IFS is closely monitoring the situation in all its different business lines, and management is focused on guaranteeing the operation and strengthening the Subsidiaries’ liquidity and solvency position, while adopting a series of measures to help clients affected by this crisis. With respect to liquidity, Interbank has remained active in the Central Bank’s day-to-day operations and has drawn lines of credit available from correspondent banks abroad, while its retail deposit base has continued to grow. Moreover, Interbank has already approved a reduction in its 2019 earnings’ payout ratio, from the previous 45 percent to 25 percent, in order to strengthen its total capital and core capital ratios to face the volatile environment. First quarter of 2020 earnings have also been agreed to be capitalized in advance at the bank level.
People and clients’ well-being are top priorities for IFS. On one hand, employees are subject to specific protocols – including social distancing, hygiene habits, health surveillance, home office implementation and strong communications for high engagement. On the other hand, clients can request the rescheduling of their debts and may postpone their payment obligations under various arrangements, with no interest or fees applicable. Non-contact service channels (telephone banking and internet) play an important role in enabling quick and simple implementations of these arrangements.
The impact of the COVID-19 outbreak on our expected results of operations cannot be reasonably estimated at this time given the magnitude, duration and global reach of the situation.
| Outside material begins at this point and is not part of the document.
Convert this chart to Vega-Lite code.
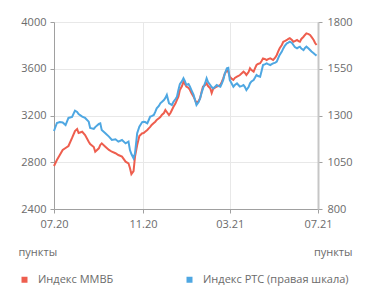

(b) | In 2019, The Universal Shareholders’ Meeting of Interseguro approved a transaction between Interseguro and Mapfre Perú Vida Compañía de Seguros y Reaseguros S.A. (henceforth “Mapfre”) through which Interseguro committed to acquire certain assets and liabilities, related to payment obligations that Mapfre held with pensioners of the Complementary Insurance for High-risk Activities (“SCTR”, by its Spanish acronym). |
In this sense, through Resolution No. 47315–2019-SBS, dated December 4, 2019, the SBS authorized the transaction, which was made effective on January 2, 2020. At said date, Interseguro received cash for an amount equivalent to S/59,479,000, financial instruments for an equivalent value of S/196,970,000, and recognized the corresponding liabilities for technical reserves determined under IFRS policies. The final value of the portfolio transferred is currently under review by Management of Interseguro and Mapfre.